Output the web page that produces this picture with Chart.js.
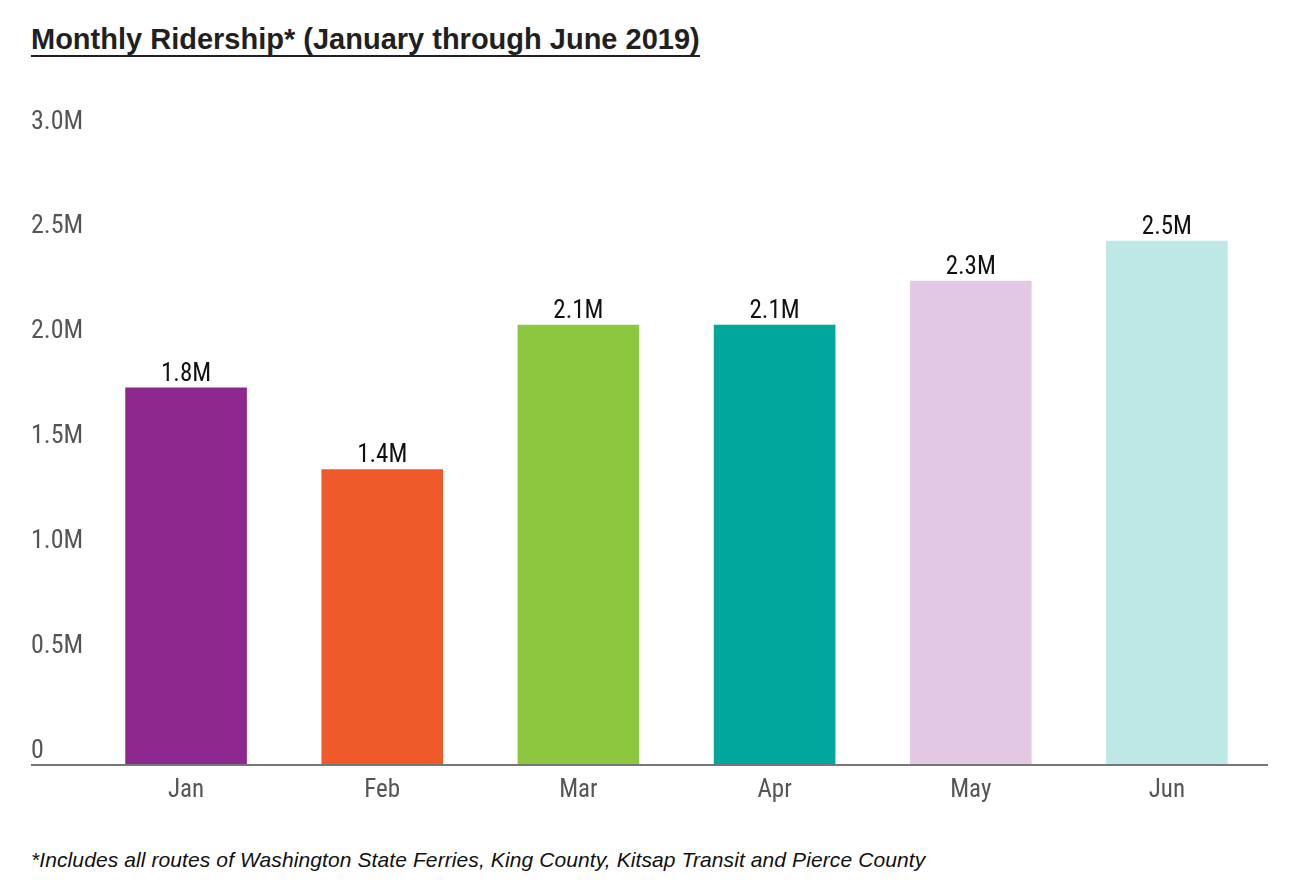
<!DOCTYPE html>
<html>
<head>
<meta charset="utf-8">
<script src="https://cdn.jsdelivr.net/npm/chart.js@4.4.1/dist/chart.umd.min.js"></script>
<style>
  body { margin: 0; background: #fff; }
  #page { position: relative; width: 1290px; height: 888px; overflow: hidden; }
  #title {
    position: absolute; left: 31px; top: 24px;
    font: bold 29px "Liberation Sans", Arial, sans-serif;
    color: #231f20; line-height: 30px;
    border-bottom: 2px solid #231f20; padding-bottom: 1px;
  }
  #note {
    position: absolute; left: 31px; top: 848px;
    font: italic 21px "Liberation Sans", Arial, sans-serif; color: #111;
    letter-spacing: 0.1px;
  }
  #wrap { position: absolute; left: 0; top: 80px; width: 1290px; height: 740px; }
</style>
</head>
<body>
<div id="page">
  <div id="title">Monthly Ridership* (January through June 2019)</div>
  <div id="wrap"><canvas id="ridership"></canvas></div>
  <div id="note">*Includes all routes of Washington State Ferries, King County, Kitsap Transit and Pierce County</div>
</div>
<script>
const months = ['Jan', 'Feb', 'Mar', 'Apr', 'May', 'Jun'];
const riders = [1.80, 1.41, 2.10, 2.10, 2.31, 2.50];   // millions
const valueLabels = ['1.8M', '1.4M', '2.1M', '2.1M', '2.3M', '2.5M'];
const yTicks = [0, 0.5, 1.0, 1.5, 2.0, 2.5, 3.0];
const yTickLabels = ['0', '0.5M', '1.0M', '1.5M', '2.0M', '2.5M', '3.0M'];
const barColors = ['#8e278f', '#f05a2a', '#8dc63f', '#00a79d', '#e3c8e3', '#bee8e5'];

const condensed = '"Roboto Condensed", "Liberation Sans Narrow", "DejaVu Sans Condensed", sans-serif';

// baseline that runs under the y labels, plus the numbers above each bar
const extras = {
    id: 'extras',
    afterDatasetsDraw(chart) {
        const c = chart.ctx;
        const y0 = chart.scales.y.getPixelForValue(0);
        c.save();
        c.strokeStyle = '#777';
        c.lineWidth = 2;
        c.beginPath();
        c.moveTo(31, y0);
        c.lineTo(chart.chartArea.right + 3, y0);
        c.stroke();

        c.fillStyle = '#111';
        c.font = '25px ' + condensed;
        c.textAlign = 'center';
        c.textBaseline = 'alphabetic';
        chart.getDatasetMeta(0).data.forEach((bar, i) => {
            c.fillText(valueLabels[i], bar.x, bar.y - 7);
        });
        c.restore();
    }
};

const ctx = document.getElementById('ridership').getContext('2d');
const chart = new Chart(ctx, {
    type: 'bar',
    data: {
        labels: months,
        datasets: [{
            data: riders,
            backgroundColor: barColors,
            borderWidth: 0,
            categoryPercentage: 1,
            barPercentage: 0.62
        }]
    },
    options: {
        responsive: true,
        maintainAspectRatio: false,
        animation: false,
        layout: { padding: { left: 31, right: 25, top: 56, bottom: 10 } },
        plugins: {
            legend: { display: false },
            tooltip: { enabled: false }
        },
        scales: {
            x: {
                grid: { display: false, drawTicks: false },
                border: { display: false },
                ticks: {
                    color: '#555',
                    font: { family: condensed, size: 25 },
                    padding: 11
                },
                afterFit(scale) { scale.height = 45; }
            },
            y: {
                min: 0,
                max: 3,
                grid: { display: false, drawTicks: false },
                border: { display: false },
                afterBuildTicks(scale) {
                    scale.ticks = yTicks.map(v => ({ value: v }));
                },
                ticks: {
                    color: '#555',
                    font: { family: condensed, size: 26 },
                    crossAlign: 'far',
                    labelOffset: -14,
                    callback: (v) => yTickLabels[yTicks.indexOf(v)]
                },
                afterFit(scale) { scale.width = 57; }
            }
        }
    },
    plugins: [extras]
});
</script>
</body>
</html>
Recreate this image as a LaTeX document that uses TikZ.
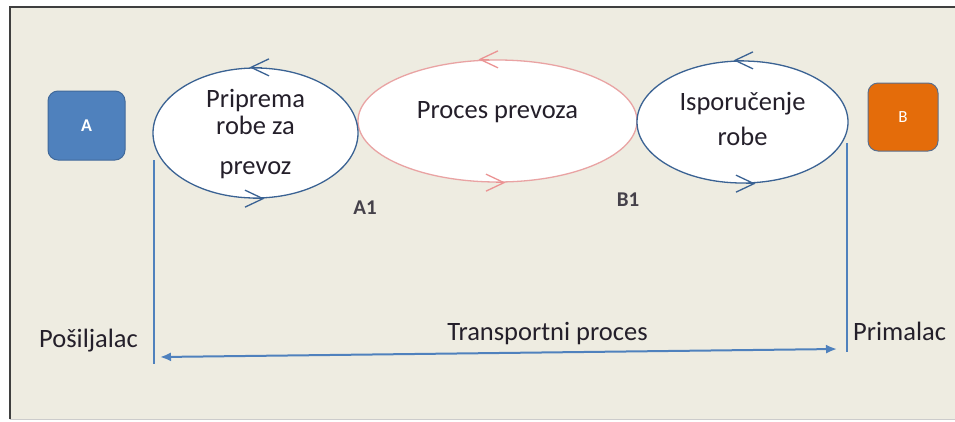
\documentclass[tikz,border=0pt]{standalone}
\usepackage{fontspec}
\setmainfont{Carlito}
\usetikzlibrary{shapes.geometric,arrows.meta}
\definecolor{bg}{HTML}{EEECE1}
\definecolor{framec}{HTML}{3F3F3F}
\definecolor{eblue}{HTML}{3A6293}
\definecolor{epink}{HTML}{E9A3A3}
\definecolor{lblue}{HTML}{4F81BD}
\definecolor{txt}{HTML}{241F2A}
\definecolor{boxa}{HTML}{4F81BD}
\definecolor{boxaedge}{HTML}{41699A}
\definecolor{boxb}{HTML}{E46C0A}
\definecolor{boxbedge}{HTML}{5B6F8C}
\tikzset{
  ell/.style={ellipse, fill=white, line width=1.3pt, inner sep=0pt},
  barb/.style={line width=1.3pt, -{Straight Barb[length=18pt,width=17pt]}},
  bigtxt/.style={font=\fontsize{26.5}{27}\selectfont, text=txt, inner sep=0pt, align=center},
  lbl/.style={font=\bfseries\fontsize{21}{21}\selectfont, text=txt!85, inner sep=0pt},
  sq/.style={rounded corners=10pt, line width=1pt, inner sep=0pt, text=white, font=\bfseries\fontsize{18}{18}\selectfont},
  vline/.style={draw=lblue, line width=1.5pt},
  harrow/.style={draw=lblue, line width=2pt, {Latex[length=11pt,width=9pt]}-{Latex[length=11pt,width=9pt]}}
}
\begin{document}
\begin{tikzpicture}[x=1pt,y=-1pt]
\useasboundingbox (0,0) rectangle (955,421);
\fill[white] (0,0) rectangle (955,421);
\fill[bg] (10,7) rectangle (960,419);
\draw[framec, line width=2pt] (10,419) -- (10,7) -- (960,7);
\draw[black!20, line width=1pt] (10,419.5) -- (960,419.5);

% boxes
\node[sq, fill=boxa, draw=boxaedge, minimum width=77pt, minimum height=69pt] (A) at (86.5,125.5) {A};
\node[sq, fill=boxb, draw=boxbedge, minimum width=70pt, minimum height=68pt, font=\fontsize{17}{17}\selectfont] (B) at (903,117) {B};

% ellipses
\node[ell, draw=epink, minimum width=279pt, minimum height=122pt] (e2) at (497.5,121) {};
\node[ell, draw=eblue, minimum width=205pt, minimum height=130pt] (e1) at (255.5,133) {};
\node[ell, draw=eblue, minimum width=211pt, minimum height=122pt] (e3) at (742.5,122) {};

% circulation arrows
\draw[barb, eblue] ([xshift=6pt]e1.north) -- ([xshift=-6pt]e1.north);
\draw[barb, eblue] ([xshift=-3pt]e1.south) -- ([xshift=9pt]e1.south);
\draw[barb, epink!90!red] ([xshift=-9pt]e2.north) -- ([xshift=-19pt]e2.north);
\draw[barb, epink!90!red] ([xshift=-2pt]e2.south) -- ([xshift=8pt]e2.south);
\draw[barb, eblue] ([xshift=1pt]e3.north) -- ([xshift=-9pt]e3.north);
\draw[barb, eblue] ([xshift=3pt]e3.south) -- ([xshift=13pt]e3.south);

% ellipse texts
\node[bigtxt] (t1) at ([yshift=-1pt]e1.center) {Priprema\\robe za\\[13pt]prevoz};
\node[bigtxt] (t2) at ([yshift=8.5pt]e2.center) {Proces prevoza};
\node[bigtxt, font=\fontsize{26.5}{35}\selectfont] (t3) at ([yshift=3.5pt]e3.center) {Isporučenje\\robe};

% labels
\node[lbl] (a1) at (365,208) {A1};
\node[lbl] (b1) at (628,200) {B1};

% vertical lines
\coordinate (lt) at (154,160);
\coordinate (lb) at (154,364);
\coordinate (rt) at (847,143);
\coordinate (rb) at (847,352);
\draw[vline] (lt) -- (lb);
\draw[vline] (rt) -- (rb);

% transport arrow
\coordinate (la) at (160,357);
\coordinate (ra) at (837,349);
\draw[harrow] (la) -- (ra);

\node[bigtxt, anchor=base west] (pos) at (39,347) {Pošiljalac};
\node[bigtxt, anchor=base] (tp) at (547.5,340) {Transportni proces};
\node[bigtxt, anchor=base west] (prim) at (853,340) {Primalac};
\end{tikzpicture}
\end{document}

> **The task**: Restate word for word every line from the top of the entries above to the line with "c.stroke();", inclusive, and skip any pictures.

> **Finished exercise**:
Output the web page that produces this picture with Chart.js.
<!DOCTYPE html>
<html>
<head>
<meta charset="utf-8">
<script src="https://cdn.jsdelivr.net/npm/chart.js@4.4.1/dist/chart.umd.min.js"></script>
<style>
  body { margin: 0; background: #fff; }
  #page { position: relative; width: 1290px; height: 888px; overflow: hidden; }
  #title {
    position: absolute; left: 31px; top: 24px;
    font: bold 29px "Liberation Sans", Arial, sans-serif;
    color: #231f20; line-height: 30px;
    border-bottom: 2px solid #231f20; padding-bottom: 1px;
  }
  #note {
    position: absolute; left: 31px; top: 848px;
    font: italic 21px "Liberation Sans", Arial, sans-serif; color: #111;
    letter-spacing: 0.1px;
  }
  #wrap { position: absolute; left: 0; top: 80px; width: 1290px; height: 740px; }
</style>
</head>
<body>
<div id="page">
  <div id="title">Monthly Ridership* (January through June 2019)</div>
  <div id="wrap"><canvas id="ridership"></canvas></div>
  <div id="note">*Includes all routes of Washington State Ferries, King County, Kitsap Transit and Pierce County</div>
</div>
<script>
const months = ['Jan', 'Feb', 'Mar', 'Apr', 'May', 'Jun'];
const riders = [1.80, 1.41, 2.10, 2.10, 2.31, 2.50];   // millions
const valueLabels = ['1.8M', '1.4M', '2.1M', '2.1M', '2.3M', '2.5M'];
const yTicks = [0, 0.5, 1.0, 1.5, 2.0, 2.5, 3.0];
const yTickLabels = ['0', '0.5M', '1.0M', '1.5M', '2.0M', '2.5M', '3.0M'];
const barColors = ['#8e278f', '#f05a2a', '#8dc63f', '#00a79d', '#e3c8e3', '#bee8e5'];

const condensed = '"Roboto Condensed", "Liberation Sans Narrow", "DejaVu Sans Condensed", sans-serif';

// baseline that runs under the y labels, plus the numbers above each bar
const extras = {
    id: 'extras',
    afterDatasetsDraw(chart) {
        const c = chart.ctx;
        const y0 = chart.scales.y.getPixelForValue(0);
        c.save();
        c.strokeStyle = '#777';
        c.lineWidth = 2;
        c.beginPath();
        c.moveTo(31, y0);
        c.lineTo(chart.chartArea.right + 3, y0);
        c.stroke();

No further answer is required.